EXERCISE:
From the entries below, copy every line that holds the word "Write".

PROVIDED ENTRIES:
## BEGIN

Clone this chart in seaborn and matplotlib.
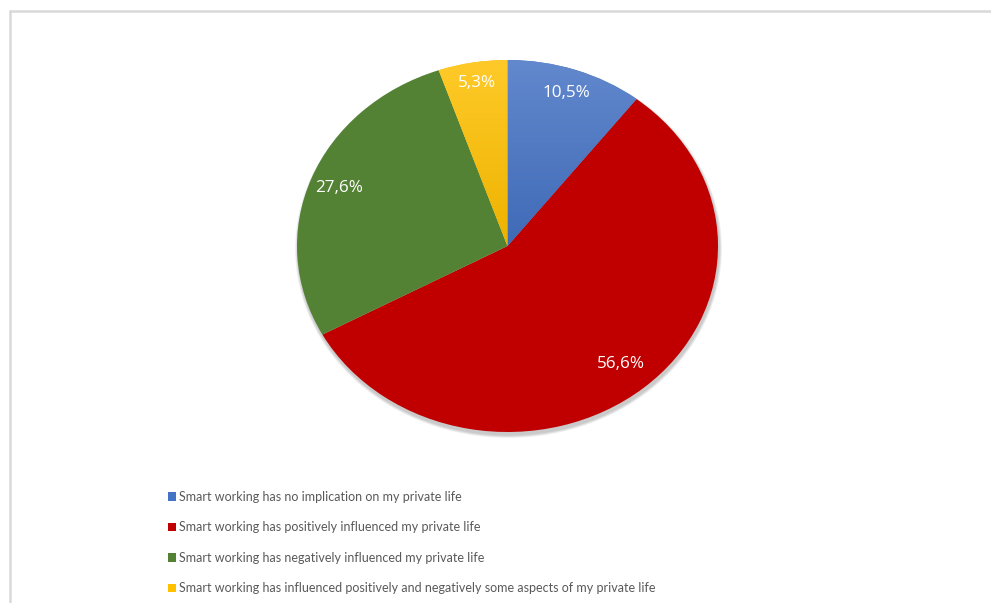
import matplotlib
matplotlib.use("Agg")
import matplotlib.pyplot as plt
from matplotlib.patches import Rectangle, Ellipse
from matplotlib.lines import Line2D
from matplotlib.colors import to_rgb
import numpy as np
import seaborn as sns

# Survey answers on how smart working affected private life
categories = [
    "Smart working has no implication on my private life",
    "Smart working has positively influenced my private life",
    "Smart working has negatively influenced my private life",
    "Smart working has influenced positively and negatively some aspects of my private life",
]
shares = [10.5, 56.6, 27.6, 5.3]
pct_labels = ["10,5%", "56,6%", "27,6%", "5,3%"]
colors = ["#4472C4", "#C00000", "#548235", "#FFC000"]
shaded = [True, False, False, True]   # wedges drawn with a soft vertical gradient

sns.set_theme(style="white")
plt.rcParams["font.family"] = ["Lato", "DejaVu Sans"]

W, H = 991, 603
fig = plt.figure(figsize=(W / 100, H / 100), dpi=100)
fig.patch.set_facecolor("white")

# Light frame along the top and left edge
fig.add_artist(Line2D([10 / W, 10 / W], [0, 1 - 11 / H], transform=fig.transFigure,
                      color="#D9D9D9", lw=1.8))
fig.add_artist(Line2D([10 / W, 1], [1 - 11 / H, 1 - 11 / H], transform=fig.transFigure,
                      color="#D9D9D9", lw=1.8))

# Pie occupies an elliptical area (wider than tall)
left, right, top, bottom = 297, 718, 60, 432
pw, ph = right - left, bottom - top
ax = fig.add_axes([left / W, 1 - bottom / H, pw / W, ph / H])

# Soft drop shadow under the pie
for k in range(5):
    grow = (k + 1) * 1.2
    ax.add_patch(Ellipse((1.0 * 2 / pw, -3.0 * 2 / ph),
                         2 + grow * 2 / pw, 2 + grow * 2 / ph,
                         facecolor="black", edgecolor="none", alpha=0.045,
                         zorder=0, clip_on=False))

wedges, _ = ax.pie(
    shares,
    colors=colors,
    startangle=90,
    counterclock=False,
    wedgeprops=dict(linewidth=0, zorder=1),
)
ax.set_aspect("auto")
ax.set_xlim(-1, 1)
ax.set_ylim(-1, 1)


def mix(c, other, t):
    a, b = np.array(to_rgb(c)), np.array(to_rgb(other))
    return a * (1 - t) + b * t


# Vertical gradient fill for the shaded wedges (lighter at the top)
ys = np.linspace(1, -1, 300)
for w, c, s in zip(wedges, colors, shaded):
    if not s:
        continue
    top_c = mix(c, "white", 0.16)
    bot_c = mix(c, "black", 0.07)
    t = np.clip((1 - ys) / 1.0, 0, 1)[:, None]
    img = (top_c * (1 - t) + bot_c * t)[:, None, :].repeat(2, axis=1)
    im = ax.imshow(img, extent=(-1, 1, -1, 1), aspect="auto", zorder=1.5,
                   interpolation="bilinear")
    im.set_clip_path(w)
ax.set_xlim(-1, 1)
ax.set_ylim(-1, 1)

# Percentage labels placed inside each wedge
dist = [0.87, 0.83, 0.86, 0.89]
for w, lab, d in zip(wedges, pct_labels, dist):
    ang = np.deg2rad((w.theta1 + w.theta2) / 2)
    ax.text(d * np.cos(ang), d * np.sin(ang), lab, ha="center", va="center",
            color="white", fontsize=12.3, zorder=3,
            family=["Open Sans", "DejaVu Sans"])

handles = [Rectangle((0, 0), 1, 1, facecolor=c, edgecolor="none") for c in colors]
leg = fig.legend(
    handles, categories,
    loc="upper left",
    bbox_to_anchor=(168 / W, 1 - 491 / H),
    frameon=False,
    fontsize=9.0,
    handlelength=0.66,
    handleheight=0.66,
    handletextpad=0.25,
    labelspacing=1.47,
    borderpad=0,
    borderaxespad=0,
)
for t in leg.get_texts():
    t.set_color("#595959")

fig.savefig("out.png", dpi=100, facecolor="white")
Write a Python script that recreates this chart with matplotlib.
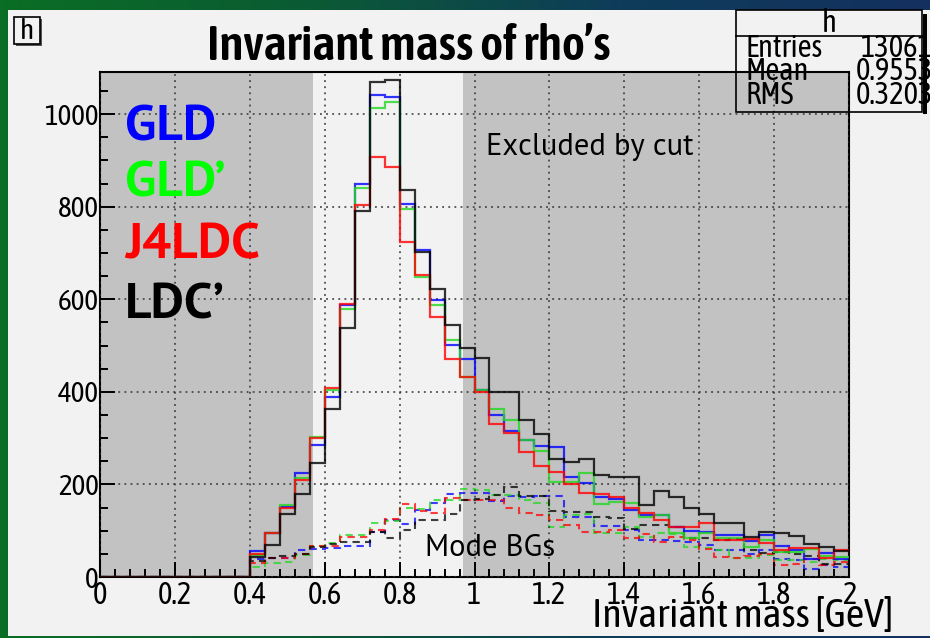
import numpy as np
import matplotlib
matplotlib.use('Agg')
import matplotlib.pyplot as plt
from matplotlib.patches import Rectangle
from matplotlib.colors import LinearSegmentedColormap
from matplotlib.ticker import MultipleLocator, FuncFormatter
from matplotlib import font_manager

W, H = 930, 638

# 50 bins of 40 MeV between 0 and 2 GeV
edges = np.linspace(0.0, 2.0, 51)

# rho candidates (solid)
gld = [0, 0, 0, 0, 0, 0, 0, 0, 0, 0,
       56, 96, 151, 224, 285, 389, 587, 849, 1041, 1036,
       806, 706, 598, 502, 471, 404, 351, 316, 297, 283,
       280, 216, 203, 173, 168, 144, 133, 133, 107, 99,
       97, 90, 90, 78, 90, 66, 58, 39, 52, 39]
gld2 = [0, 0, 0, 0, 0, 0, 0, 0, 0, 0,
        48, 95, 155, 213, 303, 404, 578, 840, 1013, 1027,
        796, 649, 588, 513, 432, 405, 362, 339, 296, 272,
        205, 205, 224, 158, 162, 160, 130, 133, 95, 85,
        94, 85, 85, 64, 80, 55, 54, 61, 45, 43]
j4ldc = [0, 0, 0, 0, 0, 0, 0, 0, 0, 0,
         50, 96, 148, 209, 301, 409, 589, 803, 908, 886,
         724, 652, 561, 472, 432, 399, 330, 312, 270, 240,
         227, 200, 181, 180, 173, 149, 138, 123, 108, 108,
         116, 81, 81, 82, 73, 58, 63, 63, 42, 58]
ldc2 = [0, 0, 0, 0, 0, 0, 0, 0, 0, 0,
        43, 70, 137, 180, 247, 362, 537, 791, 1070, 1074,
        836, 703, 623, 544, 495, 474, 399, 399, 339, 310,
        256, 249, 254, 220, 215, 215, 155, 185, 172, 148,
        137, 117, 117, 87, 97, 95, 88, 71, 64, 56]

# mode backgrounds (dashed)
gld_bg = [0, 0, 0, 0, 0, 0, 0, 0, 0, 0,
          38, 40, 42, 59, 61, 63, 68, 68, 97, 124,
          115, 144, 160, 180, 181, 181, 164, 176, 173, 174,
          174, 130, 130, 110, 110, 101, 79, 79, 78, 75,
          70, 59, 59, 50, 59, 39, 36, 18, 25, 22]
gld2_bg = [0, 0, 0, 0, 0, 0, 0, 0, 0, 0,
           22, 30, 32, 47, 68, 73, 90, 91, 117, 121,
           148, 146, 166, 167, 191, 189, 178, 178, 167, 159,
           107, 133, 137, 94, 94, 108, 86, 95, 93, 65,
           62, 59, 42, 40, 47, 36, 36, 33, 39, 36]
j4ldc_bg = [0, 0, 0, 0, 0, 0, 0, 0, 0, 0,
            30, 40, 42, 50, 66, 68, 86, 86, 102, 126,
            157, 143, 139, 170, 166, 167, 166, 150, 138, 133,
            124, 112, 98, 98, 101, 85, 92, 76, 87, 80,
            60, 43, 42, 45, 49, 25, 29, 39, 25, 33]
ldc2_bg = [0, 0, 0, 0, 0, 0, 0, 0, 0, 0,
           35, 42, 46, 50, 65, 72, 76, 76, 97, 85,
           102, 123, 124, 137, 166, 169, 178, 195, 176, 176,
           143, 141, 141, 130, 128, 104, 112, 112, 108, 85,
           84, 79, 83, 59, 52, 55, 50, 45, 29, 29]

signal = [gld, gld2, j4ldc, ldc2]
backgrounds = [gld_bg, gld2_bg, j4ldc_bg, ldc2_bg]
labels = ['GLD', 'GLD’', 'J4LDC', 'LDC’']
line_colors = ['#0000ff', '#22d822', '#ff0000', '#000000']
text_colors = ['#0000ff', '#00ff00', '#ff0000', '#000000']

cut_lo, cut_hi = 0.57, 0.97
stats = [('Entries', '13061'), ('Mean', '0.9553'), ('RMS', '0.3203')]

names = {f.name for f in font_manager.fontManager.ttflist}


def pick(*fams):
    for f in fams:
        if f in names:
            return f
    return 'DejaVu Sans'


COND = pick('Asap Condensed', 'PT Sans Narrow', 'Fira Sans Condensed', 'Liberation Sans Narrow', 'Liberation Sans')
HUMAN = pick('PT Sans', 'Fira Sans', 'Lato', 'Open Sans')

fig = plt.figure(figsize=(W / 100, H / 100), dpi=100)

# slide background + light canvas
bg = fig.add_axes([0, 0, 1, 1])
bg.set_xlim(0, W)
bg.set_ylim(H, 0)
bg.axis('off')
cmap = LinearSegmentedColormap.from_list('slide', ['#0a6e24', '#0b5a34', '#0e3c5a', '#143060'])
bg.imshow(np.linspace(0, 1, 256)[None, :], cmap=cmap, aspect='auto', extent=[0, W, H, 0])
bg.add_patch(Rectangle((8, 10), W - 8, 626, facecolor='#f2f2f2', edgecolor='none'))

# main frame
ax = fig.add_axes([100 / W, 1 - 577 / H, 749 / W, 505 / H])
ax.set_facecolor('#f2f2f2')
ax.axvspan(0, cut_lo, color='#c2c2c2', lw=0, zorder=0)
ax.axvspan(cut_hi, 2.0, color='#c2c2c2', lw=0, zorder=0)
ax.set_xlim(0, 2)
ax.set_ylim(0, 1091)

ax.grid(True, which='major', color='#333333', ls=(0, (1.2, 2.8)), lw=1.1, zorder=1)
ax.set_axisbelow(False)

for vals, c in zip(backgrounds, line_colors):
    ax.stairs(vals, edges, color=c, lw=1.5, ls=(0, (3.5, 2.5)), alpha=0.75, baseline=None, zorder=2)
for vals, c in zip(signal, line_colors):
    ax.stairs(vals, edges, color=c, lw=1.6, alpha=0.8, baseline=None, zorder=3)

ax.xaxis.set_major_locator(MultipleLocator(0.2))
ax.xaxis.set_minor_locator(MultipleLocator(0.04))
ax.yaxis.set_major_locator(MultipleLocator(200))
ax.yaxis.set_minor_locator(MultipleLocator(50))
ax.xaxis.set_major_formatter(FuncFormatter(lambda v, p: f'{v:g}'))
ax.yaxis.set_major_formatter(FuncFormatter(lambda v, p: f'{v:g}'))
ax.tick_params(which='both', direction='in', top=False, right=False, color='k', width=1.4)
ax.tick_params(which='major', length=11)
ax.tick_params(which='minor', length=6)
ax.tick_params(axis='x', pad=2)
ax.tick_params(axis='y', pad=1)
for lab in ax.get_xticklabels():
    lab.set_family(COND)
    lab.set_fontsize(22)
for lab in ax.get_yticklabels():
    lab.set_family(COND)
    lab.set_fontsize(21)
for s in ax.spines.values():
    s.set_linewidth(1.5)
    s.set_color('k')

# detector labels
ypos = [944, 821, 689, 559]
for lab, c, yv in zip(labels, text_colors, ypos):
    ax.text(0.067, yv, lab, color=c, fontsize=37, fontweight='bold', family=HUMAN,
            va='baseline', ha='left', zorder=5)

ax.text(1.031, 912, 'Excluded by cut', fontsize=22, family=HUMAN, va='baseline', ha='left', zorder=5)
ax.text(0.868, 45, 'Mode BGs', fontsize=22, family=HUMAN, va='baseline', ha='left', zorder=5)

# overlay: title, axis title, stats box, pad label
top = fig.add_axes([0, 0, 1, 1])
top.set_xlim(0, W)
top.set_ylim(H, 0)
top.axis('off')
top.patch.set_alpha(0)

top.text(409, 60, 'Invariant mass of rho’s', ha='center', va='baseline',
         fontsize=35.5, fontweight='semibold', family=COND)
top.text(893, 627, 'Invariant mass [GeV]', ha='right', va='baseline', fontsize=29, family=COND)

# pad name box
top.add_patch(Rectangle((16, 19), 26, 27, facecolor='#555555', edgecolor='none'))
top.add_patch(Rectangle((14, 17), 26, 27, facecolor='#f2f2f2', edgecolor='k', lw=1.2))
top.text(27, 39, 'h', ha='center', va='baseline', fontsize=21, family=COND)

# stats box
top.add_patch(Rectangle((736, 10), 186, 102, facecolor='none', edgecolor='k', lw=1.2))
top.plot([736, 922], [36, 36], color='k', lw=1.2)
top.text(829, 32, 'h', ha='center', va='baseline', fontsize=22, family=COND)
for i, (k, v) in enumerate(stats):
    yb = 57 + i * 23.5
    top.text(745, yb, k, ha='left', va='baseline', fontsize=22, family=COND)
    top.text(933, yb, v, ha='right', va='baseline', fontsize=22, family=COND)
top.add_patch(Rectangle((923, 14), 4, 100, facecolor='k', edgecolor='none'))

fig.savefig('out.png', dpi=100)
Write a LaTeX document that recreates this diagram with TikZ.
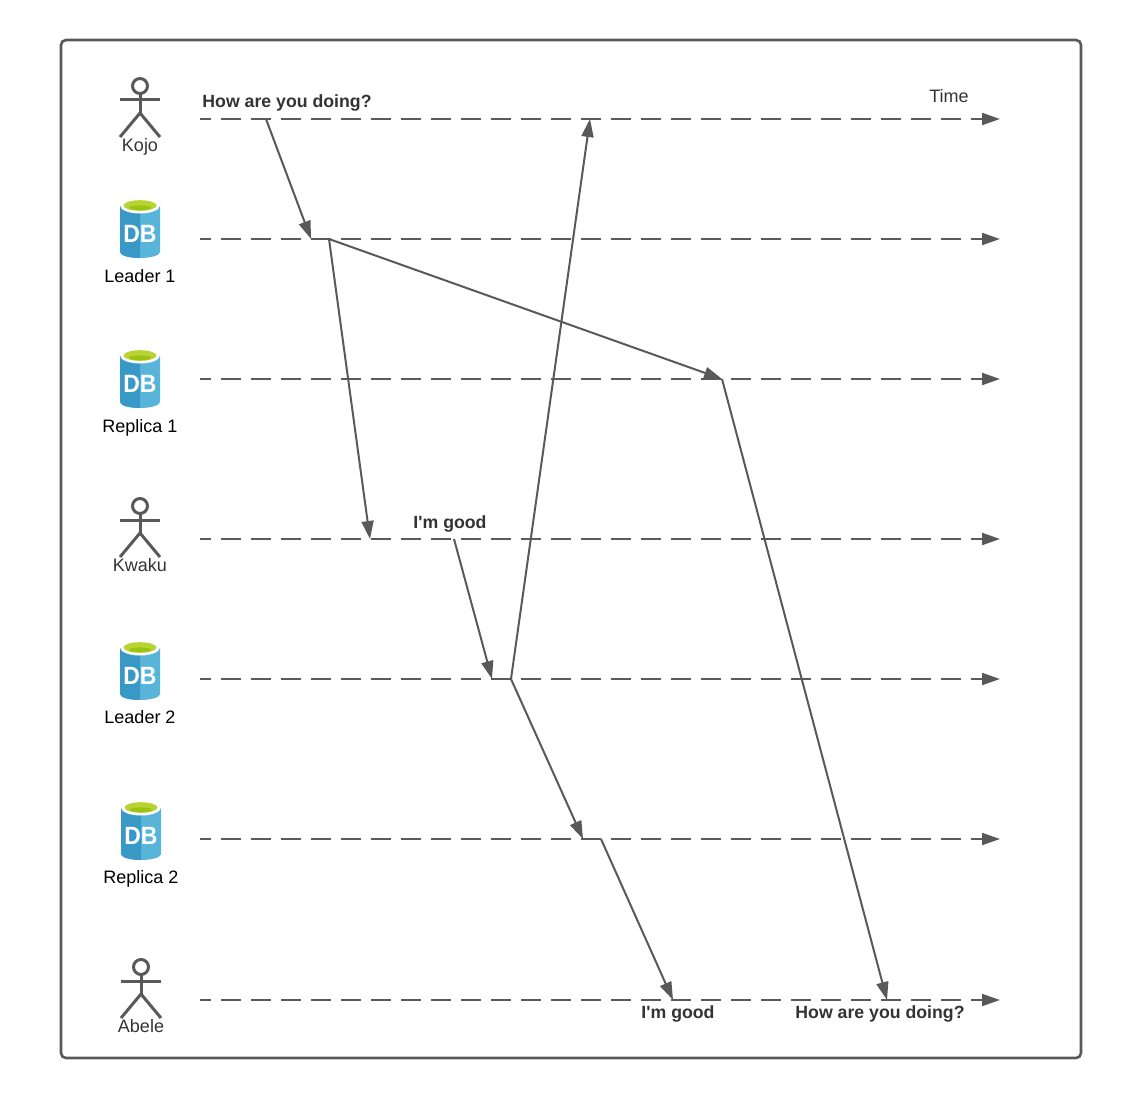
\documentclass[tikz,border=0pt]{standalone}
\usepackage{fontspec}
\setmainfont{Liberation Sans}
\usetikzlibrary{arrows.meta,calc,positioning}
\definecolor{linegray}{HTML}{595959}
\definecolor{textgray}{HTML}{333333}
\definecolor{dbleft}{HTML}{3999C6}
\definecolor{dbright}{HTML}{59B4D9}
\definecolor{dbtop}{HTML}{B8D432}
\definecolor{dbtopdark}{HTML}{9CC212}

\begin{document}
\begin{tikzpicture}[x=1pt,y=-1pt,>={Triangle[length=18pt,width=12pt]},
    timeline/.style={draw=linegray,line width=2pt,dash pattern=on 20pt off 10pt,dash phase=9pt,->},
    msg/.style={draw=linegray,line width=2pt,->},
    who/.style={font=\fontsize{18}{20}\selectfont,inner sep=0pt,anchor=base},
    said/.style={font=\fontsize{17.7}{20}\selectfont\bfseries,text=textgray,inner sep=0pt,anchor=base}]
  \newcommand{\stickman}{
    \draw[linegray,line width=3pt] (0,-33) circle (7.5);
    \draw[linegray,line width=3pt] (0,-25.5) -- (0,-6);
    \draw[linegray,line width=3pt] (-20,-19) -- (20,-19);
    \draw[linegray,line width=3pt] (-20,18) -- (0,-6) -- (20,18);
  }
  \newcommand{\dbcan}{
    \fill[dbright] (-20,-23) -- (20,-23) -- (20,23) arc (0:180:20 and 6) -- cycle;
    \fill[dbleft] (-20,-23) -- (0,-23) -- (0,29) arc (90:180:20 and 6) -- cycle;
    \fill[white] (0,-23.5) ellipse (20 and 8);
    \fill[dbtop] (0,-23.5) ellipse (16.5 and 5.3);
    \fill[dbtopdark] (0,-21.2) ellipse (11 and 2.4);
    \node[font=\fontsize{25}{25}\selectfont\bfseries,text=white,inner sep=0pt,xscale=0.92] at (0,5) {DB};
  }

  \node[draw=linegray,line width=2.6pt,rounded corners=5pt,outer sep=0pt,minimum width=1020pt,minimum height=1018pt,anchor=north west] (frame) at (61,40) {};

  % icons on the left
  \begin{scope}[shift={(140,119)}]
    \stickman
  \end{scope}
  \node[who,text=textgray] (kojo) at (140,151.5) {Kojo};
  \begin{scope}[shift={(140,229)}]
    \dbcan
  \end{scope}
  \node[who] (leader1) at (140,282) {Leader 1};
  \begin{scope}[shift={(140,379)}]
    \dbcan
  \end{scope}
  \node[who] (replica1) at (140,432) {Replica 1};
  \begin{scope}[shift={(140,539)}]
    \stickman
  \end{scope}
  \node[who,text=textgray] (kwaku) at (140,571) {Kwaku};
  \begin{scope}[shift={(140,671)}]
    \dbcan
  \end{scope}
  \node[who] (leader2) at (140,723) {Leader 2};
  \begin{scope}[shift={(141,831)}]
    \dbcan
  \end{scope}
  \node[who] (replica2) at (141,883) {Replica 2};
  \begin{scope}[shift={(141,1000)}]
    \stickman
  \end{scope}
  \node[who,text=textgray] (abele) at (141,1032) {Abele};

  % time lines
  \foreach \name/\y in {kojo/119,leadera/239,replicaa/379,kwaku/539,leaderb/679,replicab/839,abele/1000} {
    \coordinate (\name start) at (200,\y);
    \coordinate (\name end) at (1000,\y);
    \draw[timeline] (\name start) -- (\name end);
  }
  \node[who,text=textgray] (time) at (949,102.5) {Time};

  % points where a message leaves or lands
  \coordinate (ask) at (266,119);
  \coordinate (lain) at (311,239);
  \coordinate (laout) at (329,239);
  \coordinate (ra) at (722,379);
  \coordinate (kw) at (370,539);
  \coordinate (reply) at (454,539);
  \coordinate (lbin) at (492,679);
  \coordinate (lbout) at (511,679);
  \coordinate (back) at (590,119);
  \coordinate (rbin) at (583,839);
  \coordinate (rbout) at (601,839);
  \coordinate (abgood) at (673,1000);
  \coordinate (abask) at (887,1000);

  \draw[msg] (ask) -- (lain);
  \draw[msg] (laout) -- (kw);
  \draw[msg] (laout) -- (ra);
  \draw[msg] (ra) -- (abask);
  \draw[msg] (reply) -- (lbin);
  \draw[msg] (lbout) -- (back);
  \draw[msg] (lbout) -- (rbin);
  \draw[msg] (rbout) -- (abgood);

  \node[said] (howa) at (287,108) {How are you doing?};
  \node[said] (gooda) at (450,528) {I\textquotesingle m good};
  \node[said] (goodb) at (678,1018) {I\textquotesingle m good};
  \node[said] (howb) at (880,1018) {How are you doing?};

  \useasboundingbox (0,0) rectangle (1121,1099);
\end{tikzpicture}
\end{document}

## END

EXERCISE ANSWER:
Write a Python script that recreates this chart with matplotlib.
Write a LaTeX document that recreates this diagram with TikZ.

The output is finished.